Sliders are great for a variety of events which is probably why I love them so much. They work well for parties, game days, quick lunches or dinners or even as a snack. I love the fact that these burgers are miniature - probably because I'm playing some psychological trick on myself in which I'm consuming less calories and tricking myself into thinking of them as "healthy." Truth is, burgers won't ever be recommended by doctors or dieticians as health food, but there is a way to make homemade burgers that are better than their fast-food cousins. I decided to make sliders the other day when I was having a flashback to the many summers I spent in Florida frequenting beachy diners and snack shacks (one of my favorites is Doc's All American in Delray Beach, FL.) While I'm all for people who are vegans or vegetarians, I never cozied up to the idea of a bean burger or soy patty as a substitute for real beef, despite the calorie and fat content. I opted for lean beef and some hawaiian sweet rolls. I shaped some small patties and cooked them on the stove and stacked them on the rolls with some spinach and small slices of swiss cheese. For the fries, I cut up a potato into wedges and tossed them with extra virgin olive oil and sea salt and let them cook in the oven. The result? Delicious!

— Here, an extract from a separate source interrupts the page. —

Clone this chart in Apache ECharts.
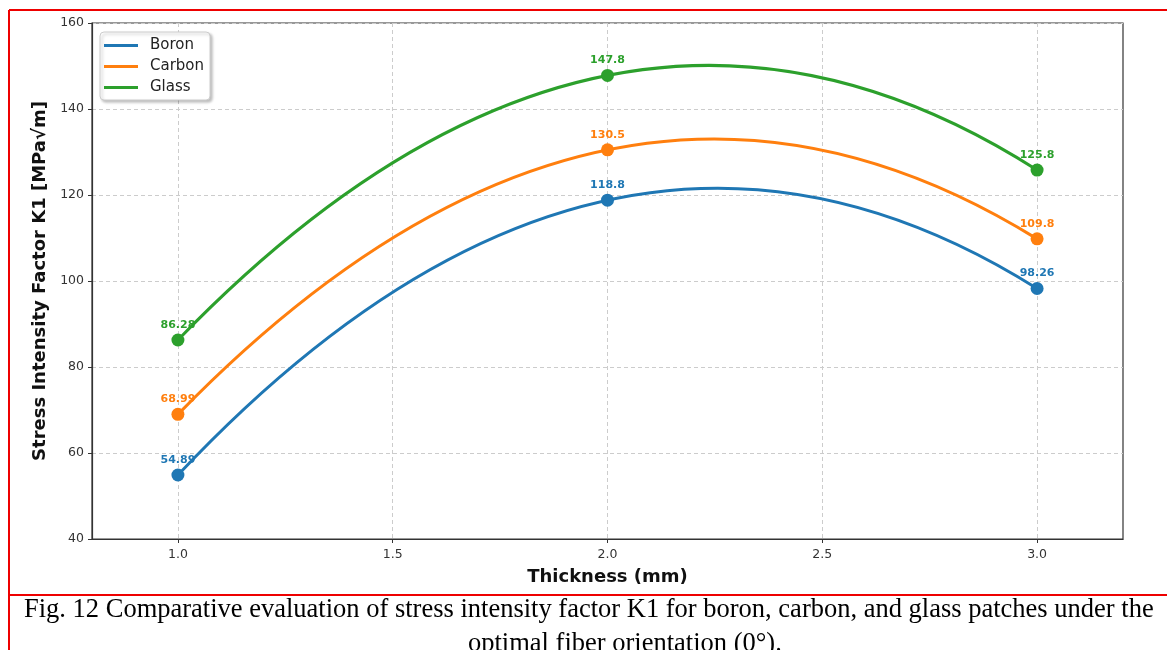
<!DOCTYPE html>
<html><head><meta charset="utf-8">
<script src="https://cdn.jsdelivr.net/npm/echarts@6/dist/echarts.min.js"></script>
<style>html,body{margin:0;padding:0;background:#fff;}#c{width:1167px;height:650px;}</style>
</head><body><div id="c"></div>
<script>
const thickness = [1.0, 2.0, 3.0];
const boron = [54.89, 118.8, 98.26];
const carbon = [68.99, 130.5, 109.8];
const glass = [86.28, 147.8, 125.8];
const seriesNames = ['Boron', 'Carbon', 'Glass'];
const xTicks = [1.0, 1.5, 2.0, 2.5, 3.0];
const captionLine1 = 'Fig. 12 Comparative evaluation of stress intensity factor K1 for boron, carbon, and glass patches under the';
const captionLine2 = 'optimal fiber orientation (0°).';

const colors = ['#1f77b4', '#ff7f0e', '#2ca02c'];
const chart = echarts.init(document.getElementById('c'));
const font = 'DejaVu Sans';

function pts(vals) { return thickness.map((x, i) => [x, vals[i]]); }

// markers + labels (line hidden; the smooth curve is drawn by the custom series below)
function marks(name, vals, color) {
  return {
    name: name, type: 'line',
    data: pts(vals),
    symbol: 'circle', symbolSize: 13,
    lineStyle: {width: 0, opacity: 0},
    itemStyle: {color: color},
    label: {show: true, position: 'top', distance: 3, color: color, fontFamily: font, fontWeight: 'bold', fontSize: 11,
      formatter: p => String(vals[p.dataIndex])},
    z: 4
  };
}
// smooth quadratic curve through the three data points (one Bezier segment, drawn in data coordinates)
function curve(name, vals, color) {
  return {
    name: name + ' curve', type: 'custom', coordinateSystem: 'cartesian2d',
    data: pts(vals), encode: {x: 0, y: 1}, silent: true, z: 3,
    renderItem: function (params, api) {
      if (params.dataIndex !== 0) return null;
      const p0 = api.coord([thickness[0], vals[0]]);
      const p2 = api.coord([thickness[2], vals[2]]);
      const c = api.coord([thickness[1], 2 * vals[1] - (vals[0] + vals[2]) / 2]);
      return {
        type: 'path',
        shape: {pathData: 'M' + p0[0] + ' ' + p0[1] + ' Q' + c[0] + ' ' + c[1] + ' ' + p2[0] + ' ' + p2[1]},
        style: {fill: 'none', stroke: color, lineWidth: 3}
      };
    }
  };
}
const gridStyle = {show: true, lineStyle: {type: [4, 3], color: '#cccccc', width: 1}};
chart.setOption({
  animation: false,
  textStyle: {fontFamily: font},
  grid: {left: 92, top: 23, right: 44, bottom: 111, show: true, borderColor: '#333', borderWidth: 1.2, backgroundColor: 'transparent'},
  legend: {
    left: 100, top: 32, orient: 'vertical', itemGap: 6, itemWidth: 34, itemHeight: 3,
    padding: [6, 6, 5, 4],
    backgroundColor: '#fff', borderColor: '#cccccc', borderWidth: 1, borderRadius: 4,
    shadowColor: 'rgba(0,0,0,0.25)', shadowBlur: 3, shadowOffsetX: 2, shadowOffsetY: 2,
    icon: 'rect',
    textStyle: {fontFamily: font, fontSize: 15, color: '#222', padding: [0, 0, 0, 7]},
    data: seriesNames.map((n, i) => ({name: n, itemStyle: {color: colors[i]}}))
  },
  xAxis: {
    type: 'value', min: 0.8, max: 3.2,
    axisLabel: {fontSize: 12.5, color: '#333', margin: 9, formatter: v => v.toFixed(1), customValues: xTicks},
    axisTick: {show: true, length: 4, lineStyle: {color: '#333'}, customValues: xTicks},
    axisLine: {lineStyle: {color: '#333', width: 1.2}},
    splitLine: gridStyle,
    name: 'Thickness (mm)', nameLocation: 'middle', nameGap: 29,
    nameTextStyle: {fontSize: 18, fontWeight: 'bold', color: '#111', fontFamily: font}
  },
  yAxis: {
    type: 'value', min: 40, max: 160, interval: 20,
    axisLabel: {fontSize: 12.5, color: '#333', margin: 8},
    axisTick: {show: true, length: 4, lineStyle: {color: '#333'}},
    axisLine: {show: true, lineStyle: {color: '#333', width: 1.2}},
    splitLine: gridStyle,
    name: 'Stress Intensity Factor K1 [MPa√m]', nameLocation: 'middle', nameGap: 37,
    nameTextStyle: {fontSize: 18, fontWeight: 'bold', color: '#111', fontFamily: font}
  },
  series: [
    curve('Boron', boron, colors[0]), curve('Carbon', carbon, colors[1]), curve('Glass', glass, colors[2]),
    marks('Boron', boron, colors[0]), marks('Carbon', carbon, colors[1]), marks('Glass', glass, colors[2])
  ],
  graphic: [
    {type: 'line', shape: {x1: 9, y1: 10, x2: 1167, y2: 10}, style: {stroke: '#ee0000', lineWidth: 2}},
    {type: 'line', shape: {x1: 9, y1: 10, x2: 9, y2: 650}, style: {stroke: '#ee0000', lineWidth: 2}},
    {type: 'line', shape: {x1: 9, y1: 595, x2: 1167, y2: 595}, style: {stroke: '#ee0000', lineWidth: 2}},
    {type: 'text', left: 24, top: 597, style: {text: captionLine1, font: '26.5px "Liberation Serif"', fill: '#000'}},
    {type: 'text', left: 468, top: 631, style: {text: captionLine2, font: '26.5px "Liberation Serif"', fill: '#000'}}
  ]
});
</script></body></html>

If you want to make them at home, here's the recipe I used. It makes several sliders and a lot of fries, so be sure to you're cooking for more than one
For the sliders:
1 pound of ground beef
1 package of hawaiian sweet rolls (or other dinner rolls)
1 bag of spinach
1 package of desired cheese
Lea & Perrin's worcestershire sauce
garlic powder & onion powder
For the oven fries:
2 baking potatoes
extra virgin olive oil
For sliders, spray a skillet with nonstick spray and heat over medium-high heath.
Shape ground beef into meatball-sized patties & sprinkle with a pinch of garlic powder and onion powder and a few shakes of worcestershire. Flatten patties and cook 3 or 4 at a time, turning after a few minutes. Split each roll into two halves (buttered and toasted in the oven for a few minutes if desired) and assemble burgers with cheese, spinach and other desired toppings. Mini burgers
can be held together easily with toothpicks.
For the oven fries, preheat oven to 450. Wash potatoes and skin them if desired (I like to leave the skin on) and cut lengthwise into wedges. Coat a baking pan with nonstick spray and spread potato wedges evenly across the pan. Drizzle extra virgin olive oil all across potatoes to desired amount. Sprinkle liberally with sea salt and let them cook in the oven for about 30 minutes, turning occasionally.